Environmental Engineering Reference
In-Depth Information
1.1
WATER DISTRIBUTION MODELS
Water is life. Water distribution networks live as humans: they are born, grow, get old, may
suffer from 'stress', 'high cholesterol', 'blood pressure', 'haemorrhage', 'heart attack' or else.
However, they rarely 'die' although they are nearly dead when they have been poorly
designed and/or constructed, or little has been done about their operation and maintenance.
On contrary, some of their users can
die as a result of such an abysmal situation.
A lot has been written about the relevance of potable water for public health. Researchers in
the field of water distribution are continuously concerned with performance improvement of
distribution networks, analysing specifically the 'diseases' related to water demand and
leakage reduction, corrosion growth, water hammer impacts, pump failures or else.
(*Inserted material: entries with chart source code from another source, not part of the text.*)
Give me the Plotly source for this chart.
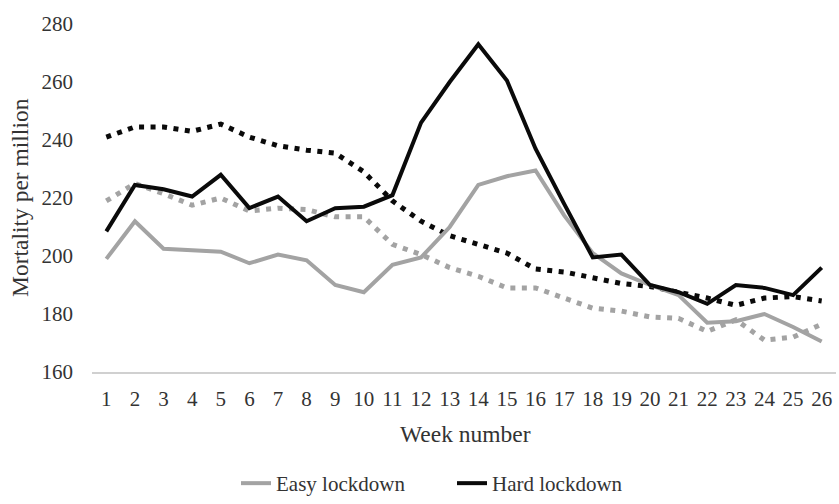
import plotly.graph_objects as go

weeks = list(range(1, 27))

easy_lockdown = [199, 212, 202.5, 202, 201.5, 197.5, 200.5, 198.5, 190, 187.5,
                 197, 199.5, 210, 224.5, 227.5, 229.5, 214, 201, 194, 190,
                 186.5, 177, 177.5, 180, 175.5, 170.5]
hard_lockdown = [208.5, 224.5, 223, 220.5, 228, 216.5, 220.5, 212, 216.5, 217,
                 221, 246, 260, 273, 260.5, 237, 218, 199.5, 200.5, 190,
                 187.5, 183.5, 190, 189, 186.5, 196]
easy_reference = [219, 225, 221.5, 217.5, 220, 215.5, 216.5, 216, 213.5, 213.5,
                  204, 200.5, 196, 193, 189, 189, 185.5, 182, 181, 179,
                  178.5, 174, 178, 171, 172, 176.5]
hard_reference = [241, 244.5, 244.5, 243, 245.5, 241, 238, 236.5, 235.5, 229,
                  219, 212, 207, 204, 201, 195.5, 194.5, 192.5, 190.5, 189.5,
                  187.5, 185.5, 183, 185.5, 186, 184.5]
y_ticks = [160, 180, 200, 220, 240, 260, 280]

GRAY = "#a3a3a3"
BLACK = "#0a0a0a"
FONT = "Liberation Serif"
TXT = "#333333"

fig = go.Figure()
fig.add_trace(go.Scatter(x=weeks, y=easy_reference, mode="lines", showlegend=False,
                         line=dict(color=GRAY, width=5, dash="5px,6.5px")))
fig.add_trace(go.Scatter(x=weeks, y=hard_reference, mode="lines", showlegend=False,
                         line=dict(color=BLACK, width=5, dash="5px,6.5px")))
fig.add_trace(go.Scatter(x=weeks, y=easy_lockdown, mode="lines", name="Easy lockdown",
                         line=dict(color=GRAY, width=4)))
fig.add_trace(go.Scatter(x=weeks, y=hard_lockdown, mode="lines", name="Hard lockdown",
                         line=dict(color=BLACK, width=4)))

fig.update_layout(
    width=839, height=504,
    margin=dict(l=92, r=3, t=24, b=132, autoexpand=False),
    paper_bgcolor="white", plot_bgcolor="white",
    font=dict(family=FONT, size=21, color=TXT),
    showlegend=True,
    legend=dict(orientation="h", xref="container", yref="container",
                x=236 / 839, xanchor="left", y=0.0, yanchor="bottom",
                font=dict(size=21, color=TXT), itemwidth=30,
                entrywidth=171, entrywidthmode="pixels",
                traceorder="normal"),
    annotations=[
        dict(text="Mortality per million", textangle=-90, xref="paper", yref="paper",
             x=(20 - 92) / 744, y=0.5, xanchor="center", yanchor="middle",
             showarrow=False, font=dict(size=23.5, color=TXT)),
        dict(text="Week number", xref="paper", yref="paper",
             x=(465 - 92) / 744, y=(372 - 434) / 348, xanchor="center", yanchor="middle",
             showarrow=False, font=dict(size=23.5, color=TXT)),
    ],
)
fig.update_xaxes(
    range=[0.5, 26.5], tickmode="array", tickvals=weeks,
    ticktext=[str(w) for w in weeks], automargin=False,
    showgrid=False, zeroline=False, showline=True, linecolor="#d0d0d0", linewidth=2,
    ticks="", ticklabelstandoff=7,
)
fig.update_yaxes(
    range=[160, 280], tickvals=y_ticks, automargin=False,
    showgrid=False, zeroline=False, showline=False,
    ticks="", ticklabelstandoff=18,
)

fig.write_html("out.html", config={"displayModeBar": False},
               post_script="document.body.style.margin='0px';")
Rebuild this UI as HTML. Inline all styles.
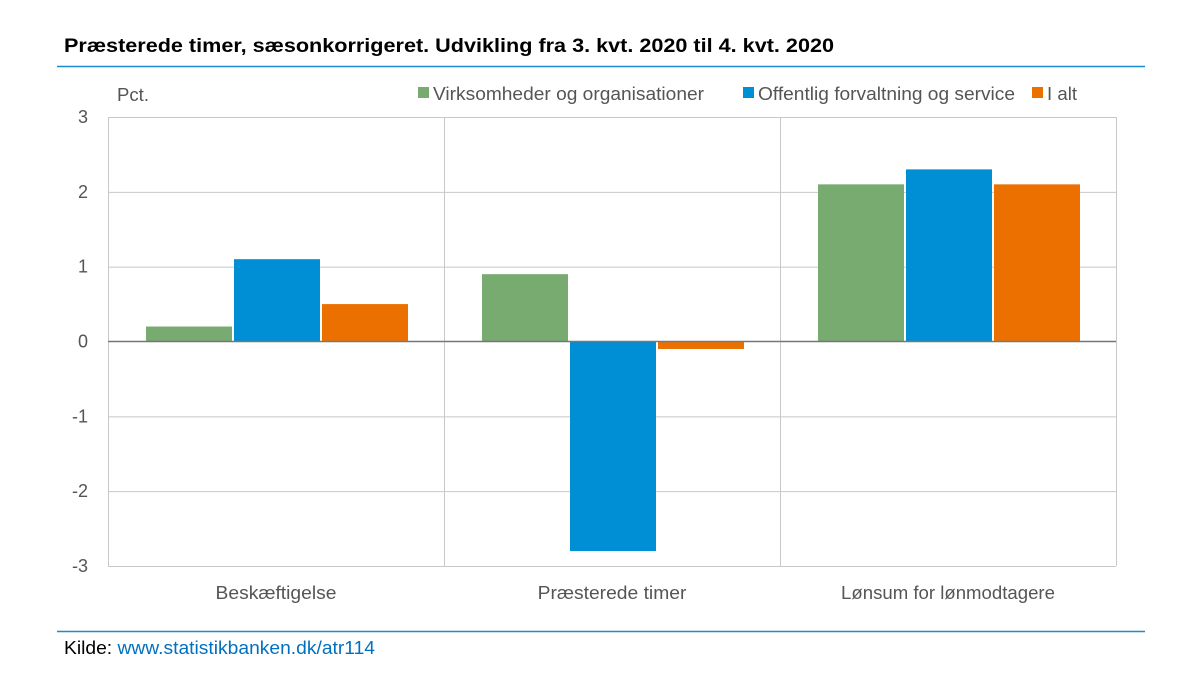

Drawing
parallels with medicine may therefore not be so ridiculous; it is almost that the average life
expectancy of water users could be brought into a proportion with the average lifetime of the
network components. Some futuristic research topic could aim at possible correlations
between the condition of distribution networks and medical records of the population
supplied from them. It is not quite clear how feasible such a research could be, but it is very
clear that computer models would be playing essential role in it.
Hardly any field of civil engineering has benefited so early from the development of PC
computer technology, as it did the field of water distribution. Hydraulic modelling software
launched massively in the developed countries in early eighties, has been speedily introduced
all over the world. Water quality modelling applications that followed with the delay of some
10-15 years are nowadays equally available in practice.
Such breakthrough allowed a single water distribution expert to analyse dozens of design and
operational scenarios for the same time that would be required by a dozen of experts to
analyse a single one in the era of manual calculations and hydraulic tables and diagrams,
being daily practice just a couple of decades ago. The trend accelerated significantly by the
end of the millennium, and the challenges of water distribution in the 21 st century go even
beyond optimisation of design and operation of selected layouts. New possibilities are opened
to look deeper into the mechanisms of corrosion, sediment transport and other phenomena
that are affecting maintenance practices and eventually play role in the overall ageing of the
system.
Based on what has been achieved only within the last decade, it is fair to believe that a model
that could simulate full behaviour of distribution network throughout a longer period of time
than just a few days is not necessarily a dream. Apart from readily available results showing
the network hydraulic performance, such model could suggest how the network should be
managed throughout its entire design period, namely:
1. What are the most effective maintenance practices?
2. How to deal with renovation and expansion of the network?
3. How to improve the network reliability?
The prerequisites for having such a model, very likely sorted according to the degree of
research complexity, are:
-
To have complete picture of complex mechanisms that take place in pipes, namely the
growth patterns of various deposits, corrosion, biofilms, etc.